> **Stated exercise**:
Scan the records below for the line with "Write a web" and the line with "const boldFont = 'DejaVu", and retype that range exactly, both ends included, pictures excepted.

> **Entries with chart source code**:
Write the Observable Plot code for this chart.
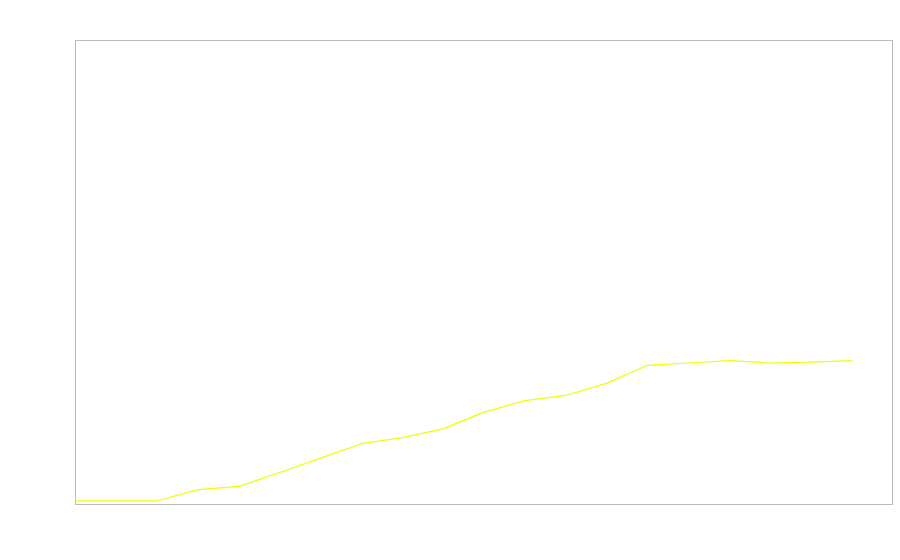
<!DOCTYPE html>
<html>
<head>
<meta charset="utf-8">
<script src="https://cdn.jsdelivr.net/npm/d3@7"></script>
<script src="https://cdn.jsdelivr.net/npm/@observablehq/plot@0.6"></script>
<style>
  html, body { margin: 0; padding: 0; background: #fff; }
  #chart { width: 900px; height: 560px; }
</style>
</head>
<body>
<div id="chart"></div>
<script>
const steps = [0, 1, 2, 3, 4, 5, 6, 7, 8, 9, 10, 11, 12, 13, 14, 15, 16, 17, 18, 19];
const values = [0.8, 0.8, 0.8, 3.2, 3.9, 6.9, 10.0, 13.1, 14.4, 16.3, 19.9, 22.4, 23.5, 26.1, 30.0, 30.5, 31.0, 30.5, 30.7, 31.0];

const data = steps.map((s, i) => ({step: s, value: values[i]}));

const chart = Plot.plot({
  width: 900,
  height: 560,
  marginLeft: 75,
  marginTop: 40,
  marginRight: 8,
  marginBottom: 56,
  x: {domain: [0, 20], axis: null},
  y: {domain: [0, 100], axis: null},
  marks: [
    Plot.frame({stroke: "#bbb"}),
    Plot.line(data, {x: "step", y: "value", stroke: "#eeff00", strokeWidth: 1.2})
  ]
});
document.getElementById("chart").appendChild(chart);
</script>
</body>
</html>
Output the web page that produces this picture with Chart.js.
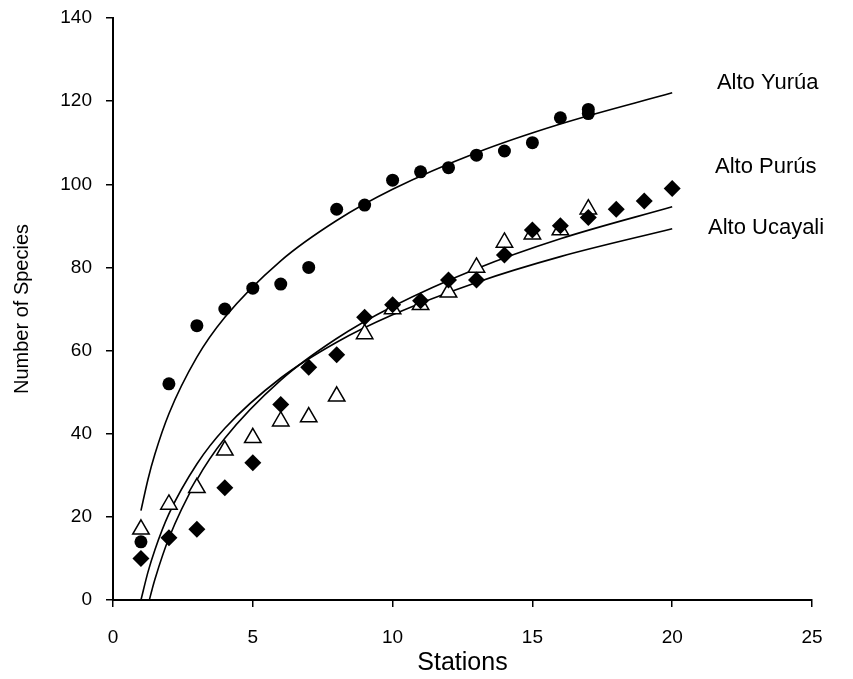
<!DOCTYPE html>
<html>
<head>
<meta charset="utf-8">
<script src="https://cdn.jsdelivr.net/npm/chart.js@4/dist/chart.umd.min.js"></script>
<style>
  body { margin: 0; background: #fff; }
</style>
</head>
<body>
<canvas id="chart" width="853" height="679"></canvas>
<script>
// observed species counts per station
var yuruaStations = [1,2,3,4,5,6,7,8,9,10,11,12,13,14,15,16,17,17];
var yuruaSpecies = [14,52,66,70,75,76,80,94,95,101,103,104,107,108,110,116,117,118];

var purusStations = [1,2,3,4,5,6,7,8,9,10,11,12,13,14,15,16,17,18,19,20];
var purusSpecies = [10,15,17,27,33,47,56,59,68,71,72,77,77,83,89,90,92,94,96,99];

var ucayaliStations = [1,2,3,4,5,6,7,8,9,10,11,12,13,14,15,16,17];
var ucayaliSpecies = [17,23,27,36,39,43,44,49,64,70,71,74,80,86,88,89,94];

// fitted curves
var yuruaFitX = [1,1.25,1.5,2,3,4,6,8,10,13,16,20];
var yuruaFitY = [21.5,29,35.1,44.8,58.4,68,81.6,91.3,98.8,107.6,114.5,122];

var purusFitX = [1.3,1.4,1.5,2,3,4,6,8,10,13,16,20];
var purusFitY = [0,2.6,5,14.9,28.9,38.9,52.9,62.9,70.6,79.7,86.9,94.6];

var ucayaliFitX = [1,1.25,1.5,2,3,4,6,8,10,13,16,20];
var ucayaliFitY = [0,6.7,12.1,20.7,32.7,41.3,53.4,62,68.6,76.4,82.6,89.3];

var siteNames = ['Alto Yurúa', 'Alto Purús', 'Alto Ucayali'];

function pts(xs, ys) {
  return xs.map(function(x, i) { return {x: x, y: ys[i]}; });
}

var FONT = '"Liberation Sans", Arial, sans-serif';

// names written next to the curve ends
var siteLabels = {
  id: 'siteLabels',
  afterDatasetsDraw: function(chart) {
    var ctx = chart.ctx;
    var xs = chart.scales.x, ys = chart.scales.y;
    var where = [[21.6, 124.4], [21.53, 104.2], [21.28, 89.5]];
    ctx.save();
    ctx.font = '22px ' + FONT;
    ctx.fillStyle = '#000';
    ctx.textAlign = 'left';
    ctx.textBaseline = 'middle';
    siteNames.forEach(function(name, i) {
      ctx.fillText(name, xs.getPixelForValue(where[i][0]), ys.getPixelForValue(where[i][1]));
    });
    ctx.restore();
  }
};

function fitLine(xs, ys) {
  return {
    data: pts(xs, ys),
    showLine: true,
    borderColor: '#000',
    borderWidth: 1.6,
    pointRadius: 0,
    cubicInterpolationMode: 'monotone',
    fill: false
  };
}

new Chart(document.getElementById('chart'), {
  type: 'scatter',
  data: {
    datasets: [
      {
        label: siteNames[0],
        data: pts(yuruaStations, yuruaSpecies),
        pointStyle: 'circle',
        pointRadius: 6.5,
        backgroundColor: '#000',
        borderColor: '#000',
        borderWidth: 0
      },
      {
        label: siteNames[1],
        data: pts(purusStations, purusSpecies),
        pointStyle: 'rectRot',
        pointRadius: 8.5,
        backgroundColor: '#000',
        borderColor: '#000',
        borderWidth: 0
      },
      {
        label: siteNames[2],
        data: pts(ucayaliStations, ucayaliSpecies),
        pointStyle: 'triangle',
        pointRadius: 9.5,
        backgroundColor: '#fff',
        borderColor: '#000',
        borderWidth: 1.5
      },
      fitLine(yuruaFitX, yuruaFitY),
      fitLine(purusFitX, purusFitY),
      fitLine(ucayaliFitX, ucayaliFitY)
    ]
  },
  options: {
    responsive: false,
    animation: false,
    layout: { padding: { top: 18, right: 41, left: 0, bottom: 0 } },
    plugins: {
      legend: { display: false },
      tooltip: { enabled: false }
    },
    scales: {
      x: {
        type: 'linear',
        min: 0,
        max: 25,
        ticks: { stepSize: 5, color: '#000', padding: 19, font: { family: FONT, size: 19 } },
        grid: { drawOnChartArea: false, drawTicks: true, tickLength: 7, color: '#000', lineWidth: 1.5 },
        border: { color: '#000', width: 2 },
        title: { display: true, text: 'Stations', color: '#000', font: { family: FONT, size: 25 }, padding: { top: 0, bottom: 1 } },
        afterFit: function(s) { s.height = 79; s.paddingLeft = 0; s.paddingRight = 0; }
      },
      y: {
        min: 0,
        max: 140,
        ticks: { stepSize: 20, color: '#000', padding: 14, font: { family: FONT, size: 19 } },
        grid: { drawOnChartArea: false, drawTicks: true, tickLength: 7, color: '#000', lineWidth: 1.5 },
        border: { color: '#000', width: 2 },
        title: { display: true, text: 'Number of Species', color: '#000', font: { family: FONT, size: 20 }, padding: { top: 10, bottom: 0 } },
        afterFit: function(s) { s.width = 113; s.paddingTop = 0; s.paddingBottom = 0; }
      }
    }
  },
  plugins: [siteLabels]
});
</script>
</body>
</html>
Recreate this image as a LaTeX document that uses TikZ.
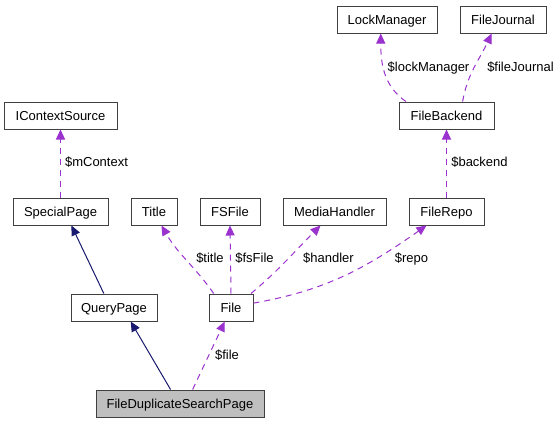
\documentclass[tikz,border=0pt]{standalone}
\usepackage{fontspec}
\setmainfont{Liberation Sans}
\usetikzlibrary{arrows.meta}
\definecolor{cuse}{HTML}{9A32CD}
\definecolor{cinh}{HTML}{191970}
\tikzset{
  cls/.style={draw=black!75,line width=1pt,minimum height=27pt,inner sep=0pt,text height=12.3pt,text depth=3pt},
  uses/.style={cuse,line width=1pt,dash pattern=on 6pt off 5pt,-{Triangle[length=10pt,width=9pt]}},
  inherits/.style={cinh,line width=1pt,-{Triangle[length=10pt,width=9pt]}},
  lbl/.style={inner sep=0pt,text height=12.3pt,text depth=3pt}
}
\begin{document}
\begin{tikzpicture}[x=1pt,y=-1pt,font=\fontsize{13}{15}\selectfont]
\useasboundingbox (0,0) rectangle (560,424);
\node[cls,minimum width=100pt] (lm) at (387,19.5) {LockManager};
\node[cls,minimum width=86pt] (fj) at (503,19.5) {FileJournal};
\node[cls,minimum width=113pt] (ics) at (60.5,115.5) {IContextSource};
\node[cls,minimum width=95pt] (fb) at (446.5,115.5) {FileBackend};
\node[cls,minimum width=95pt] (sp) at (60.5,211.5) {SpecialPage};
\node[cls,minimum width=46pt] (title) at (154,211.5) {Title};
\node[cls,minimum width=60pt] (fsf) at (230,211.5) {FSFile};
\node[cls,minimum width=103pt] (mh) at (334.5,211.5) {MediaHandler};
\node[cls,minimum width=75pt] (fr) at (446.5,211.5) {FileRepo};
\node[cls,minimum width=86pt] (qp) at (114,307.5) {QueryPage};
\node[cls,minimum width=44pt] (file) at (231,307.5) {File};
\node[cls,minimum width=168pt,fill=black!25] (fdsp) at (180,403.5) {FileDuplicateSearchPage};
% inheritance
\draw[inherits] (qp.126) -- (sp.-52);
\draw[inherits] (fdsp.124) -- (qp.-40);
% members
\draw[uses] (sp.north) -- (ics.south);
\node[lbl] (l1) at (96.5,162) {\$mContext};
\draw[uses] (fdsp.48) -- (file.-114);
\node[lbl] (l2) at (227,355) {\$file};
\draw[uses] (file.141) to[out=125,in=-60] (title.-62);
\node[lbl] (l3) at (210,258) {\$title};
\draw[uses] (file.north) -- (fsf.south);
\node[lbl] (l4) at (254.5,258) {\$fsFile};
\draw[uses] (file.35) to[out=40,in=-135] (mh.-135);
\node[lbl] (l5) at (328.5,258) {\$handler};
\draw[uses] (file.11) to[out=10,in=-145] (fr.-145);
\node[lbl] (l6) at (411.5,258) {\$repo};
\draw[uses] (fr.north) -- (fb.south);
\node[lbl] (l7) at (479.5,162) {\$backend};
\draw[uses] (fb.161) to[out=145,in=-90] (lm.-114);
\node[lbl] (l8) at (428.5,67) {\$lockManager};
\draw[uses] (fb.41) to[out=80,in=-115] (fj.-129);
\node[lbl] (l9) at (520.5,67) {\$fileJournal};
\end{tikzpicture}
\end{document}
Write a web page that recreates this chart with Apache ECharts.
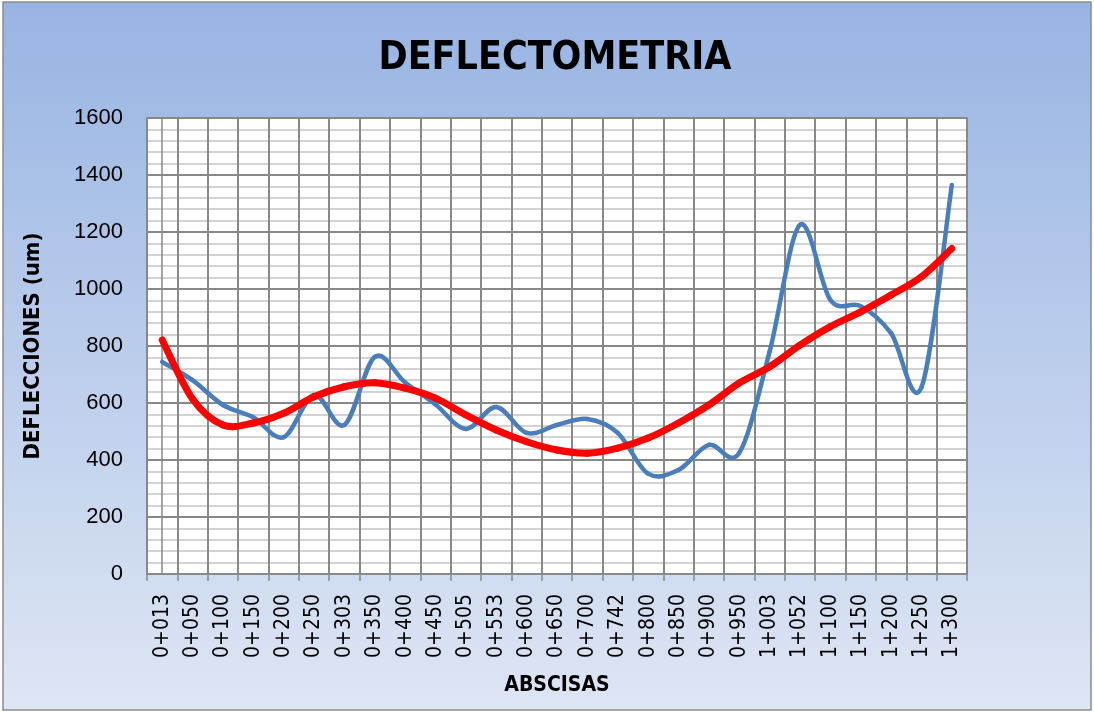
<!DOCTYPE html>
<html>
<head>
<meta charset="utf-8">
<title>DEFLECTOMETRIA</title>
<script src="https://cdn.jsdelivr.net/npm/echarts@6/dist/echarts.min.js"></script>
<style>
  html, body { margin: 0; padding: 0; background: #ffffff; }
  #chart { width: 1094px; height: 712px; }
</style>
</head>
<body>
<div id="chart"></div>
<script>
// Abscisas (stations) along the road
const abscisas = ['0+013', '0+050', '0+100', '0+150', '0+200', '0+250', '0+303', '0+350', '0+400',
  '0+450', '0+505', '0+553', '0+600', '0+650', '0+700', '0+742', '0+800', '0+850', '0+900',
  '0+950', '1+003', '1+052', '1+100', '1+150', '1+200', '1+250', '1+300'];

// Measured deflections (um) at each station
const deflexiones = [744, 680, 593, 550, 480, 628, 523, 762, 672, 595, 509, 586, 495, 523, 544, 495,
  352, 365, 453, 425, 780, 1225, 962, 940, 845, 655, 1365];

// Polynomial trend of the deflections (um) at each station
const tendencia = [821, 614, 523, 530, 564, 622, 657, 671, 652, 617, 558, 505, 464, 435, 424, 442,
  477, 530, 593, 670, 727, 803, 868, 920, 979, 1043, 1142];

// Value axis range and steps
const yMin = 0, yMax = 1600, yStep = 200, yMinorStep = 40;

const chart = echarts.init(document.getElementById('chart'), null, { renderer: 'canvas' });

const darkGrid = '#888888';
const lightGrid = '#c4c4c4';
const boldFont = 'DejaVu Sans Condensed, DejaVu Sans, sans-serif';

// Smoothed line drawn segment by segment (cardinal spline through the data points)
function smoothLine(values, color, width) {
  const n = values.length;
  return function (params, api) {
    const i = params.dataIndex;
    if (i >= n - 1) return null;
    const P = k => {
      const j = Math.max(0, Math.min(n - 1, k));
      return api.coord([j, values[j]]);
    };
    const p0 = P(i - 1), p1 = P(i), p2 = P(i + 1), p3 = P(i + 2);
    return {
      type: 'bezierCurve',
      shape: {
        x1: p1[0], y1: p1[1],
        x2: p2[0], y2: p2[1],
        cpx1: p1[0] + (p2[0] - p0[0]) / 6, cpy1: p1[1] + (p2[1] - p0[1]) / 6,
        cpx2: p2[0] - (p3[0] - p1[0]) / 6, cpy2: p2[1] - (p3[1] - p1[1]) / 6
      },
      style: { stroke: color, lineWidth: width, fill: 'none', lineCap: 'round', lineJoin: 'round' }
    };
  };
}

chart.setOption({
  animation: false,
  graphic: [{
    type: 'rect',
    silent: true,
    z: -10,
    shape: { x: 3, y: 2, width: 1088, height: 708 },
    style: {
      fill: new echarts.graphic.LinearGradient(0, 0, 0, 1, [
        { offset: 0, color: '#98b4e3' },
        { offset: 1, color: '#dee6f4' }
      ]),
      stroke: '#8c8c8c',
      lineWidth: 1.5
    }
  }],
  title: {
    text: 'DEFLECTOMETRIA',
    left: 550,
    textAlign: 'center',
    top: 34,
    textStyle: { fontFamily: boldFont, fontWeight: 'bold', fontSize: 39, color: '#000000' }
  },
  grid: {
    left: 147, right: 127, top: 118, bottom: 138,
    show: true,
    backgroundColor: '#ffffff',
    borderColor: darkGrid,
    borderWidth: 1.5
  },
  xAxis: [{
    type: 'category',
    data: abscisas,
    boundaryGap: true,
    z: 1,
    axisLine: { show: true, lineStyle: { color: darkGrid, width: 1.5 } },
    axisTick: { show: true, length: 7, lineStyle: { color: darkGrid, width: 1.5 } },
    axisLabel: {
      interval: 0, rotate: 90, margin: 20, color: '#000000',
      fontFamily: 'DejaVu Sans Condensed, DejaVu Sans, sans-serif', fontSize: 21
    },
    splitLine: { show: true, lineStyle: { color: darkGrid, width: 2 } },
    name: 'ABSCISAS',
    nameLocation: 'middle',
    nameGap: 101,
    nameTextStyle: { fontFamily: boldFont, fontWeight: 'bold', fontSize: 21, color: '#000000' }
  }, {
    // minor vertical lines through the middle of each station
    type: 'value',
    min: -0.5, max: abscisas.length - 0.5, interval: 1,
    position: 'bottom',
    z: 0,
    axisLine: { show: false },
    axisTick: { show: false },
    axisLabel: { show: false },
    splitLine: { show: true, lineStyle: { color: lightGrid, width: 1.5 } }
  }],
  yAxis: [{
    type: 'value',
    min: yMin, max: yMax, interval: yStep,
    z: 1,
    axisLine: { show: true, lineStyle: { color: darkGrid, width: 1.5 } },
    axisTick: { show: true, length: 6, lineStyle: { color: darkGrid, width: 1.5 } },
    axisLabel: {
      margin: 24, color: '#000000',
      fontFamily: 'Liberation Sans, Arial, sans-serif', fontSize: 22,
      formatter: v => String(v)
    },
    splitLine: { show: true, lineStyle: { color: darkGrid, width: 2 } },
    name: 'DEFLECCIONES (um)',
    nameLocation: 'middle',
    nameGap: 103,
    nameTextStyle: { fontFamily: boldFont, fontWeight: 'bold', fontSize: 22, color: '#000000' }
  }, {
    // minor horizontal lines
    type: 'value',
    min: yMin, max: yMax, interval: yMinorStep,
    position: 'left',
    z: 0,
    axisLine: { show: false },
    axisTick: { show: false },
    axisLabel: { show: false },
    splitLine: { show: true, lineStyle: { color: lightGrid, width: 1.5 } }
  }],
  series: [{
    name: 'Deflexiones',
    type: 'custom',
    xAxisIndex: 0,
    yAxisIndex: 0,
    data: deflexiones.map((v, i) => [i, v]),
    encode: { x: 0, y: 1 },
    z: 3,
    renderItem: smoothLine(deflexiones, '#4a7ebb', 4.5)
  }, {
    name: 'Tendencia',
    type: 'custom',
    xAxisIndex: 0,
    yAxisIndex: 0,
    data: tendencia.map((v, i) => [i, v]),
    encode: { x: 0, y: 1 },
    z: 4,
    renderItem: smoothLine(tendencia, '#ff0000', 7)
  }]
});
</script>
</body>
</html>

> **Solution for this exercise**:
Write a web page that recreates this chart with Apache ECharts.
<!DOCTYPE html>
<html>
<head>
<meta charset="utf-8">
<title>DEFLECTOMETRIA</title>
<script src="https://cdn.jsdelivr.net/npm/echarts@6/dist/echarts.min.js"></script>
<style>
  html, body { margin: 0; padding: 0; background: #ffffff; }
  #chart { width: 1094px; height: 712px; }
</style>
</head>
<body>
<div id="chart"></div>
<script>
// Abscisas (stations) along the road
const abscisas = ['0+013', '0+050', '0+100', '0+150', '0+200', '0+250', '0+303', '0+350', '0+400',
  '0+450', '0+505', '0+553', '0+600', '0+650', '0+700', '0+742', '0+800', '0+850', '0+900',
  '0+950', '1+003', '1+052', '1+100', '1+150', '1+200', '1+250', '1+300'];

// Measured deflections (um) at each station
const deflexiones = [744, 680, 593, 550, 480, 628, 523, 762, 672, 595, 509, 586, 495, 523, 544, 495,
  352, 365, 453, 425, 780, 1225, 962, 940, 845, 655, 1365];

// Polynomial trend of the deflections (um) at each station
const tendencia = [821, 614, 523, 530, 564, 622, 657, 671, 652, 617, 558, 505, 464, 435, 424, 442,
  477, 530, 593, 670, 727, 803, 868, 920, 979, 1043, 1142];

// Value axis range and steps
const yMin = 0, yMax = 1600, yStep = 200, yMinorStep = 40;

const chart = echarts.init(document.getElementById('chart'), null, { renderer: 'canvas' });

const darkGrid = '#888888';
const lightGrid = '#c4c4c4';
const boldFont = 'DejaVu Sans Condensed, DejaVu Sans, sans-serif';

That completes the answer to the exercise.